Navarrete, of San Juan, Texas, was one of four former soldiers sentenced in Davis death. The case was featured in a broadcast of the CBS News show 48 Hours, and Navarretes lawyers say it served as inspiration for the 2007 film In The Valley of Elah.
Navarretes attorneys say their client tried to stop the killing, and argued that a Muscogee County trial court made a number of errors when he was convicted in 2006.
But the states high court noted Navarrete was a party to the murder in that he beat Davis, helped burn the body, served as a lookout during the burial and never reported the crime.
The killing took place a day after the five had returned to Fort Benning after serving a six-month tour in Iraq. The veterans had gone out in Columbus to a Hooters restaurant and then a strip club.
Davis, of St. Charles, Mo., got drunk and was kicked out of the Platinum Club. His comrades took him out to the car, went back to drink, then returned, according to court documents. After leaving him for an hour, the other four came outside and began fighting him, according to testimony.
Then they drove him to a wooded area and beat him some more before another soldier, Alberto Martinez, stabbed him.
Navarrete and another soldier tried to intervene but gave up, and Martinez stabbed Davis at least 33 times, according to a summary of the opinion.
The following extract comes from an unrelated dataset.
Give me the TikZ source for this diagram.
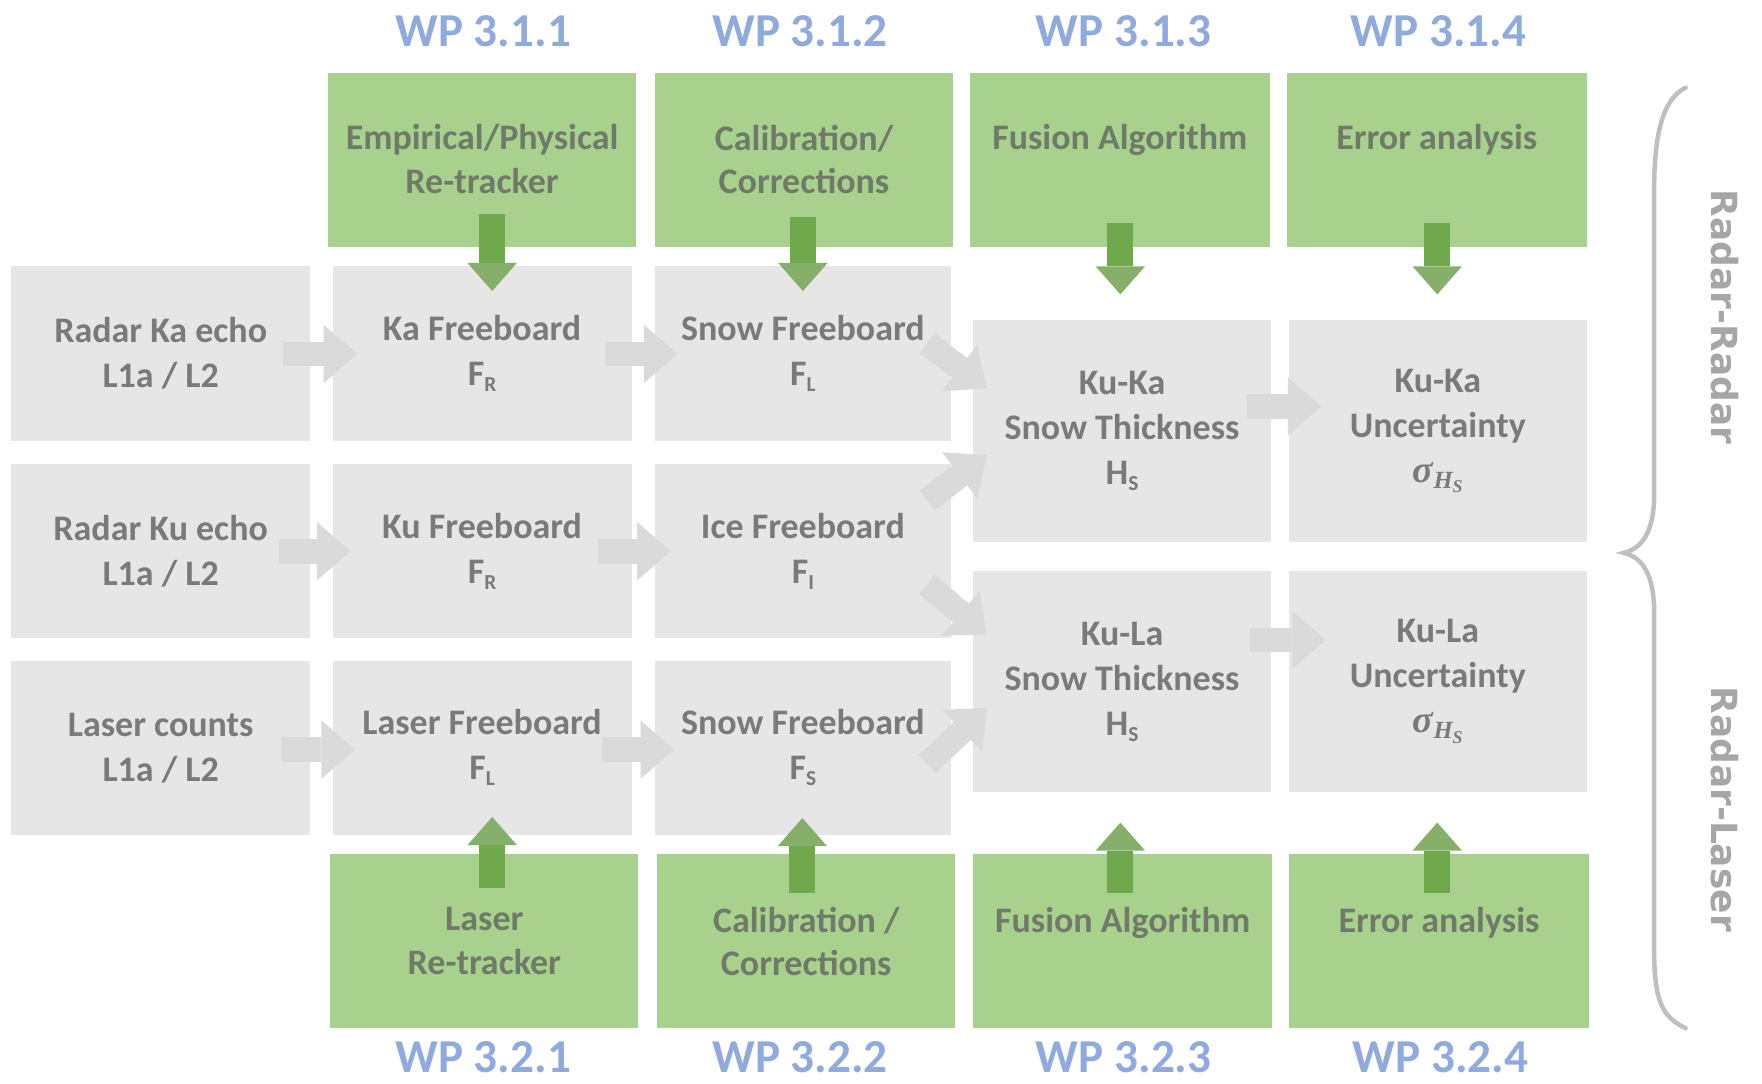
\documentclass[tikz,border=0pt]{standalone}
\usepackage{fontspec}
\setmainfont{Carlito}
\newfontfamily\dejavu{DejaVu Sans}
\newfontfamily\serifmath{Liberation Serif}
\usetikzlibrary{arrows.meta,calc}
\definecolor{boxgray}{HTML}{E7E6E6}
\definecolor{boxgreen}{HTML}{A9D18E}
\definecolor{txtgray}{HTML}{7A7A7A}
\definecolor{gtxt}{HTML}{6F7B68}
\definecolor{wpblue}{HTML}{8FAADC}
\definecolor{arrgray}{HTML}{DADADA}
\definecolor{arrgreen}{HTML}{70A84C}
\definecolor{arrgreenlt}{HTML}{86B069}
\definecolor{bracegray}{HTML}{BFBFBF}
\definecolor{radgray}{HTML}{A6A6A6}
\newcommand{\subsc}[1]{\raisebox{-0.35ex}{\fontsize{19}{19}\selectfont #1}}
\newcommand{\sigHS}{{\serifmath\bfseries\itshape\fontsize{34}{40}\selectfont σ\raisebox{-0.35ex}{\fontsize{22}{22}\selectfont H\raisebox{-0.4ex}{\fontsize{16}{16}\selectfont S}}}}
\begin{document}
\begin{tikzpicture}[x=1pt,y=-1pt,
  every node/.style={inner sep=0pt, outer sep=0pt},
  graybox/.style={fill=boxgray, minimum height=155pt, align=center, text=txtgray,
    font=\bfseries\fontsize{32}{40}\selectfont},
  bigbox/.style={graybox, minimum height=197pt, minimum width=265pt},
  greenbox/.style={fill=boxgreen, minimum height=155pt},
  gtext/.style={anchor=north, align=center, text=gtxt, font=\bfseries\fontsize{32}{39}\selectfont},
  wp/.style={text=wpblue, font=\bfseries\fontsize{42}{50}\selectfont},
  grayarrow/.style={draw=arrgray, line width=22pt,
    -{Triangle[length=30pt,width=52pt,line width=0pt,color=arrgray,fill=arrgray]}},
  greenarrow/.style={draw=arrgreen, line width=23pt,
    -{Triangle[length=25pt,width=44pt,line width=0pt,color=arrgreenlt,fill=arrgreenlt]}},
  radar/.style={text=radgray, font=\dejavu\bfseries\fontsize{32}{38}\selectfont, rotate=-90},
]
\useasboundingbox (0,0) rectangle (1568,964);
\fill[white] (0,0) rectangle (1568,964);

% WP labels
\node[wp] (wpa1) at (430,28) {WP 3.1.1};
\node[wp] (wpa2) at (712,28) {WP 3.1.2};
\node[wp] (wpa3) at (1000,28) {WP 3.1.3};
\node[wp] (wpa4) at (1280,28) {WP 3.1.4};
\node[wp] (wpb1) at (430,941) {WP 3.2.1};
\node[wp] (wpb2) at (712,941) {WP 3.2.2};
\node[wp] (wpb3) at (1000,941) {WP 3.2.3};
\node[wp] (wpb4) at (1282,941) {WP 3.2.4};

% green boxes top
\node[greenbox, minimum width=274pt] (g1) at (429,142.5) {};
\node[greenbox, minimum width=265pt] (g2) at (715.5,142.5) {};
\node[greenbox, minimum width=267pt] (g3) at (996.5,142.5) {};
\node[greenbox, minimum width=267pt] (g4) at (1278.5,142.5) {};
\node[gtext] (g1t) at ($(g1.north)+(0,46)$) {Empirical/Physical\\Re-tracker};
\node[gtext] (g2t) at ($(g2.north)+(0,46)$) {Calibration/\\Corrections};
\node[gtext] (g3t) at ($(g3.north)+(0,46)$) {Fusion Algorithm};
\node[gtext] (g4t) at ($(g4.north)+(0,46)$) {Error analysis};

% green boxes bottom
\node[greenbox, minimum width=274pt] (b1) at (431,837.5) {};
\node[greenbox, minimum width=265pt] (b2) at (717.5,837.5) {};
\node[greenbox, minimum width=266pt] (b3) at (999,837.5) {};
\node[greenbox, minimum width=267pt] (b4) at (1280.5,837.5) {};
\node[gtext] (b1t) at ($(b1.north)+(0,47)$) {Laser\\Re-tracker};
\node[gtext] (b2t) at ($(b2.north)+(0,47)$) {Calibration /\\Corrections};
\node[gtext] (b3t) at ($(b3.north)+(0,47)$) {Fusion Algorithm};
\node[gtext] (b4t) at ($(b4.north)+(0,47)$) {Error analysis};

% gray boxes
\node[graybox, minimum width=266pt] (in1) at (143,314.5) {Radar Ka echo\\L1a / L2};
\node[graybox, minimum width=266pt] (in2) at (143,490.5) {Radar Ku echo\\L1a / L2};
\node[graybox, minimum width=266pt] (in3) at (143,665.5) {Laser counts\\L1a / L2};
\node[graybox, minimum width=266pt] (fb1) at (429,314.5) {Ka Freeboard\\F\subsc{R}};
\node[graybox, minimum width=266pt] (fb2) at (429,490.5) {Ku Freeboard\\F\subsc{R}};
\node[graybox, minimum width=266pt] (fb3) at (429,665.5) {Laser Freeboard\\F\subsc{L}};
\node[graybox, minimum width=263pt] (sf1) at (714.5,314.5) {Snow Freeboard\\F\subsc{L}};
\node[graybox, minimum width=263pt] (if2) at (714.5,490.5) {Ice Freeboard\\F\subsc{I}};
\node[graybox, minimum width=263pt] (sf3) at (714.5,665.5) {Snow Freeboard\\F\subsc{S}};
\node[bigbox] (kuka) at (998.5,383.5) {Ku-Ka\\Snow Thickness\\H\subsc{S}};
\node[bigbox] (kula) at (998.5,606.5) {Ku-La\\Snow Thickness\\H\subsc{S}};
\node[bigbox] (unka) at (1279.5,383.5) {Ku-Ka\\Uncertainty\\\sigHS};
\node[bigbox] (unla) at (1279.5,606.5) {Ku-La\\Uncertainty\\\sigHS};

% gray arrows
\draw[grayarrow] ($(in1.east)+(-24,0.5)$) -- ($(fb1.west)+(22,0.5)$);
\draw[grayarrow] ($(fb1.east)+(-24,0.5)$) -- ($(sf1.west)+(20,0.5)$);
\draw[grayarrow] ($(in2.east)+(-28,0)$) -- ($(fb2.west)+(16,0)$);
\draw[grayarrow] ($(fb2.east)+(-30,0)$) -- ($(if2.west)+(14,0)$);
\draw[grayarrow] ($(in3.east)+(-26,1.5)$) -- ($(fb3.west)+(20,1.5)$);
\draw[grayarrow] ($(fb3.east)+(-26,1.5)$) -- ($(sf3.west)+(17,1.5)$);
\draw[grayarrow] ($(sf1.east)+(-21,-9)$) -- ($(kuka.west)+(12,-38)$);
\draw[grayarrow] ($(if2.east)+(-21,-45)$) -- ($(kuka.west)+(12,21.5)$);
\draw[grayarrow] ($(if2.east)+(-21,29.5)$) -- ($(kula.west)+(12,-41.5)$);
\draw[grayarrow] ($(sf3.east)+(-21,14.5)$) -- ($(kula.west)+(12,23.5)$);
\draw[grayarrow] ($(kuka.east)+(-21,-22)$) -- ($(unka.west)+(29,-22)$);
\draw[grayarrow] ($(kula.east)+(-19,-37)$) -- ($(unla.west)+(33,-37)$);

% green arrows
\draw[greenarrow] ($(g1.south)+(9,-30)$) -- ($(fb1.north)+(9,22)$);
\draw[greenarrow] ($(g2.south)+(-1,-27)$) -- ($(sf1.north)+(0,22)$);
\draw[greenarrow] ($(g3.south)+(0.5,-22)$) -- ($(kuka.north)+(-1.5,-23)$);
\draw[greenarrow] ($(g4.south)+(0.5,-22)$) -- ($(unka.north)+(-0.5,-23)$);
\draw[greenarrow] ($(b1.north)+(7,30)$) -- ($(fb3.south)+(9,-16)$);
\draw[greenarrow] ($(b2.north)+(-3.5,35)$) -- ($(sf3.south)+(-0.5,-15)$);
\draw[greenarrow] ($(b3.north)+(-2,35)$) -- ($(kula.south)+(-1.5,27)$);
\draw[greenarrow] ($(b4.north)+(-1.5,35)$) -- ($(unla.south)+(-0.5,27)$);

% brace
\draw[bracegray, line width=4pt, line cap=round]
  (1500,78) .. controls (1480,88) and (1472,118) .. (1472,170)
  -- (1472,440) .. controls (1472,472) and (1462,488) .. (1445,492)
  .. controls (1462,496) and (1472,512) .. (1472,545)
  -- (1472,845) .. controls (1472,893) and (1480,905) .. (1500,915);

\node[radar] (rr) at (1535,282) {Radar-Radar};
\node[radar] (rl) at (1535,720) {Radar-Laser};
\end{tikzpicture}
\end{document}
The men drove to a convenience store for lighter fluid and matches, then went back to the wooded area to burn Daviss corpse. Several days later, three of the soldiers returned to bury the body, with Navarrete serving as a lookout, according to the summary.
The body was discovered several months later.
Navarrete and Martinez were convicted of murder for the killing and sentenced to life in prison. Jacob Burgoyne was sentenced to 20 years after he pleaded guilty to lesser charges in exchange for his testimony, and Douglas Woodcoff was sentenced to five years of probation on a charge of concealing a death.